Here are some simple, common-sense ways to build an emergency fund.
Stick to Small Goals
While some argue that you only need one or two months of salary set aside, the general rule is that you should have three to six months of your household expenses in an emergency fund. The size of your fund, of course, will vary depending on your lifestyle and career. While that can sound like an overwhelming number, breaking it down into smaller goals can make it seem more manageable. Start with the first $1,000 you need to save and go from there, increasing whenever you feel financially sound enough to do so.
Open a Separate Emergency Savings Account
After setting your first goal, you’ll need a place to put the money you’re saving where it’s not tempting you. Part of saving money is keeping it out of sight, in a locked vault you know is meant to be untouched. This is a good time to shop around and find the account that offers the best interest rate.
Automated Deposits Make It Easier
Much about saving money is psychological. If you never have any real physical connection with the money, you’ll be less tempted by it. Fortunately, a lot of employers offer direct deposit. You can then set up automatic transfers for part of your pay to go to a dedicated savings account.

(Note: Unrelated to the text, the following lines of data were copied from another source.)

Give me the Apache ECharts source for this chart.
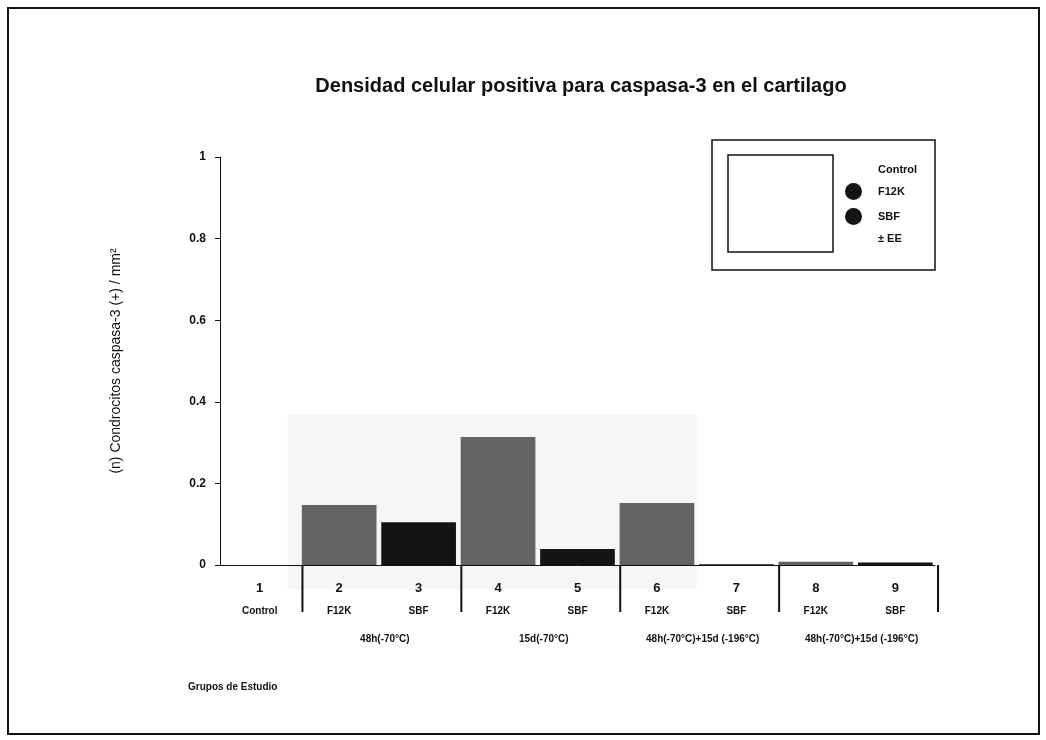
<!DOCTYPE html>
<html>
<head>
<meta charset="utf-8">
<title>Densidad celular positiva para caspasa-3</title>
<script src="https://cdn.jsdelivr.net/npm/echarts@6/dist/echarts.min.js"></script>
<style>
  html, body { margin: 0; padding: 0; background: #fff; }
  #chart { width: 1046px; height: 740px; }
</style>
</head>
<body>
<div id="chart"></div>
<script>
// Study groups on the x axis
const categories = ['1', '2', '3', '4', '5', '6', '7', '8', '9'];
const subLabels = ['Control', 'F12K', 'SBF', 'F12K', 'SBF', 'F12K', 'SBF', 'F12K', 'SBF'];

// Caspase-3 positive chondrocytes per mm² (one value per group, '-' = not in this series)
const controlValues = [0, '-', '-', '-', '-', '-', '-', '-', '-'];
const f12kValues    = ['-', 0.147, '-', 0.314, '-', 0.152, '-', 0.008, '-'];
const sbfValues     = ['-', '-', 0.105, '-', 0.039, '-', 0.002, '-', 0.006];

// Treatment condition labels under each F12K/SBF pair (first and last category index)
const groupLabels = ['48h(-70°C)', '15d(-70°C)', '48h(-70°C)+15d (-196°C)', '48h(-70°C)+15d (-196°C)'];
const groupFirst  = [1, 3, 5, 7];
const groupLast   = [2, 4, 6, 8];

// Group separators sit before these category indices (9 = right end)
const separatorsBefore = [1, 3, 5, 7, 9];

const yMin = 0, yMax = 1, yStep = 0.2;

const FONT = '"Liberation Sans", Arial, sans-serif';
const GRAY = '#646464';
const BLACK = '#141414';

const chart = echarts.init(document.getElementById('chart'));

const option = {
  backgroundColor: '#ffffff',
  animation: false,
  title: {
    text: 'Densidad celular positiva para caspasa-3 en el cartilago',
    left: 576,
    textAlign: 'center',
    top: 71,
    textStyle: { fontFamily: FONT, fontSize: 20, fontWeight: 'bold', color: '#111' }
  },
  legend: {
    orient: 'vertical',
    left: 840,
    top: 156,
    itemWidth: 17,
    itemHeight: 17,
    itemGap: 8,
    selectedMode: false,
    textStyle: { fontFamily: FONT, fontSize: 11, fontWeight: 'bold', color: '#111', padding: [0, 0, 0, 11] },
    data: [
      { name: 'Control', icon: 'none' },
      { name: 'F12K', icon: 'circle', itemStyle: { color: BLACK } },
      { name: 'SBF', icon: 'circle', itemStyle: { color: BLACK } }
    ]
  },
  grid: { left: 220, right: 111, top: 157, bottom: 175 },
  xAxis: {
    type: 'category',
    data: categories,
    boundaryGap: true,
    axisLine: { lineStyle: { color: '#111', width: 1 } },
    axisTick: { show: false },
    axisLabel: {
      margin: 11,
      interval: 0,
      formatter: (v, i) => '{n|' + v + '}\n{s|' + subLabels[i] + '}',
      rich: {
        n: { fontFamily: FONT, fontSize: 13, fontWeight: 'bold', color: '#111', lineHeight: 24, align: 'center' },
        s: { fontFamily: FONT, fontSize: 10, fontWeight: 'bold', color: '#111', lineHeight: 22, align: 'center' }
      }
    }
  },
  yAxis: {
    type: 'value',
    min: yMin,
    max: yMax,
    interval: yStep,
    name: '(n) Condrocitos caspasa-3 (+) / mm²',
    nameLocation: 'middle',
    nameGap: 97,
    nameTextStyle: { fontFamily: FONT, fontSize: 14, color: '#111' },
    splitLine: { show: false },
    axisLine: { show: true, lineStyle: { color: '#111', width: 1 } },
    axisTick: { show: true, length: 5, lineStyle: { color: '#111' } },
    axisLabel: {
      margin: 14,
      fontFamily: FONT,
      fontSize: 12,
      fontWeight: 'bold',
      color: '#111',
      formatter: v => (v === 0 || v === 1) ? String(v) : v.toFixed(1)
    }
  },
  series: [
    {
      name: 'Control', type: 'bar', stack: 'g', barWidth: '94%',
      itemStyle: { color: BLACK }, data: controlValues
    },
    {
      name: 'F12K', type: 'bar', stack: 'g', barWidth: '94%',
      itemStyle: { color: GRAY }, data: f12kValues
    },
    {
      name: 'SBF', type: 'bar', stack: 'g', barWidth: '94%',
      itemStyle: { color: BLACK }, data: sbfValues
    }
  ]
};

chart.setOption(option);

// Decorations placed from the axis scales: separators and treatment labels
function buildGraphics() {
  const x0 = chart.convertToPixel({ xAxisIndex: 0 }, 0);
  const x1 = chart.convertToPixel({ xAxisIndex: 0 }, 1);
  const step = x1 - x0;
  const yZero = chart.convertToPixel({ yAxisIndex: 0 }, 0);
  const els = [];

  // page frame
  els.push({
    type: 'rect', shape: { x: 8, y: 8, width: 1031, height: 726 },
    style: { fill: null, stroke: '#111', lineWidth: 2 }, silent: true, z: 0
  });

  // faint grey panel behind the first treatment groups
  els.push({
    type: 'rect', shape: { x: x0 + 0.35 * step, y: 415, width: 5.15 * step, height: 175 },
    style: { fill: '#f6f6f6' }, silent: true, z: -10
  });

  // legend frame and swatch square
  els.push({
    type: 'rect', shape: { x: 712, y: 140, width: 223, height: 130 },
    style: { fill: null, stroke: '#111', lineWidth: 1.5 }, silent: true
  });
  els.push({
    type: 'rect', shape: { x: 728, y: 155, width: 105, height: 97 },
    style: { fill: null, stroke: '#111', lineWidth: 1.5 }, silent: true
  });
  els.push({
    type: 'text', left: 878, top: 233,
    style: { text: '± EE', fontFamily: FONT, fontSize: 11, fontWeight: 'bold', fill: '#111' }
  });

  // separators between treatment groups
  separatorsBefore.forEach(ci => {
    const x = x0 + (ci - 0.5) * step + 3;
    els.push({
      type: 'line', shape: { x1: x, y1: yZero, x2: x, y2: yZero + 47 },
      style: { stroke: '#111', lineWidth: 2 }, silent: true
    });
  });

  // treatment labels
  groupLabels.forEach((lab, k) => {
    const xa = chart.convertToPixel({ xAxisIndex: 0 }, groupFirst[k]);
    const xb = chart.convertToPixel({ xAxisIndex: 0 }, groupLast[k]);
    els.push({
      type: 'text', x: (xa + xb) / 2 + 6, y: yZero + 74,
      style: {
        text: lab, fontFamily: FONT, fontSize: 10, fontWeight: 'bold', fill: '#111',
        textAlign: 'center', textVerticalAlign: 'middle'
      }
    });
  });

  // x axis title
  els.push({
    type: 'text', left: 188, top: 682,
    style: { text: 'Grupos de Estudio', fontFamily: FONT, fontSize: 10, fontWeight: 'bold', fill: '#111' }
  });

  chart.setOption({ graphic: els });
}

buildGraphics();
</script>
</body>
</html>
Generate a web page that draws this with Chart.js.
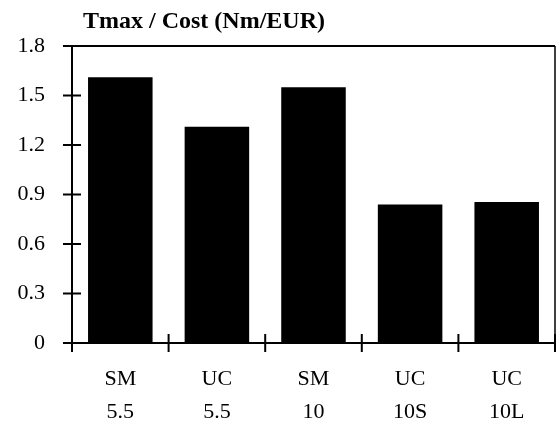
<!DOCTYPE html>
<html>
<head>
<meta charset="utf-8">
<script src="https://cdn.jsdelivr.net/npm/chart.js@4"></script>
<style>
  body { margin: 0; background: #fff; }
  #grafik { display: block; }
</style>
</head>
<body>
<canvas id="grafik" width="558" height="426"></canvas>
<script>
// data
const kategori = [["SM", "5.5"], ["UC", "5.5"], ["SM", "10"], ["UC", "10S"], ["UC", "10L"]];
const nilai = [1.61, 1.31, 1.55, 0.84, 0.855];
const yTicks = [0, 0.3, 0.6, 0.9, 1.2, 1.5, 1.8];
const judul = "Tmax / Cost (Nm/EUR)";

const fontSerif = "'Liberation Serif', 'Times New Roman', serif";

// frame + ticks that cross the axis lines
const bingkai = {
  id: "bingkai",
  afterDraw(chart) {
    const { ctx, chartArea: a, scales } = chart;
    ctx.save();
    ctx.strokeStyle = "#000";
    // top line
    ctx.lineWidth = 2;
    ctx.beginPath();
    ctx.moveTo(a.left, a.top);
    ctx.lineTo(a.right, a.top);
    ctx.stroke();
    // right line
    ctx.lineWidth = 1.5;
    ctx.beginPath();
    ctx.moveTo(a.right, a.top);
    ctx.lineTo(a.right, a.bottom);
    ctx.stroke();
    // y ticks
    ctx.lineWidth = 2;
    yTicks.forEach((v) => {
      const y = scales.y.getPixelForValue(v);
      ctx.beginPath();
      ctx.moveTo(a.left - 9, y);
      ctx.lineTo(a.left + 9, y);
      ctx.stroke();
    });
    // x ticks at category edges
    const n = kategori.length;
    for (let i = 0; i <= n; i++) {
      const x = i < n
        ? scales.x.getPixelForValue(i) - (a.right - a.left) / n / 2
        : a.right;
      ctx.beginPath();
      ctx.moveTo(x, a.bottom - 9);
      ctx.lineTo(x, a.bottom + 9);
      ctx.stroke();
    }
    // title
    ctx.fillStyle = "#000";
    ctx.font = "bold 24px " + fontSerif;
    ctx.textAlign = "left";
    ctx.textBaseline = "alphabetic";
    ctx.fillText(judul, 83, 28);
    ctx.restore();
  },
};

const crt = new Chart(document.getElementById("grafik"), {
  type: "bar",
  data: {
    labels: kategori,
    datasets: [
      {
        data: nilai,
        backgroundColor: "#000",
        borderWidth: 0,
        barPercentage: 0.668,
        categoryPercentage: 1,
      },
    ],
  },
  options: {
    responsive: false,
    animation: false,
    layout: { padding: { top: 46, right: 3, left: 0, bottom: 0 } },
    scales: {
      x: {
        grid: { display: false, drawTicks: false },
        border: { display: true, color: "#000", width: 2 },
        ticks: {
          color: "#000",
          padding: 20,
          maxRotation: 0,
          autoSkip: false,
          font: { family: fontSerif, size: 22, lineHeight: 1.5 },
        },
        afterFit(scale) { scale.height = 83; },
      },
      y: {
        min: 0,
        max: 1.8,
        grid: { display: false, drawTicks: false },
        border: { display: true, color: "#000", width: 2 },
        afterBuildTicks(scale) { scale.ticks = yTicks.map((v) => ({ value: v })); },
        ticks: {
          color: "#000",
          padding: 27,
          font: { family: fontSerif, size: 22 },
          callback: (v) => String(Math.round(v * 10) / 10),
        },
        afterFit(scale) { scale.width = 72; },
      },
    },
    plugins: {
      legend: { display: false },
      tooltip: { enabled: false },
    },
  },
  plugins: [bingkai],
});
</script>
</body>
</html>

Keep Monthly Spending Regular
Now that the saving is automated, it’s your responsibility to keep an eye on your monthly spending habits. Ideally, you’ll want to resort to tried and true methods of saving, such as keeping all your receipts and planning your meals. It’s also critical not to open up any new credit cards, as eventually you’ll be spending your emergency funds paying the bill. Building a fund doesn’t mean you should cease all entertainment, but you should always keep it in mind.
Don’t Over Save
An emergency fund is not and should not be your general savings account. It’s a specific amount of money that you should be able to access quickly if the unthinkable happens. All you’re attempting to do is hit the dollar figure you initially set out to reach. Once you’ve achieved that goal, put the rest of your savings in the account where it will reap the most benefits of interest until retirement.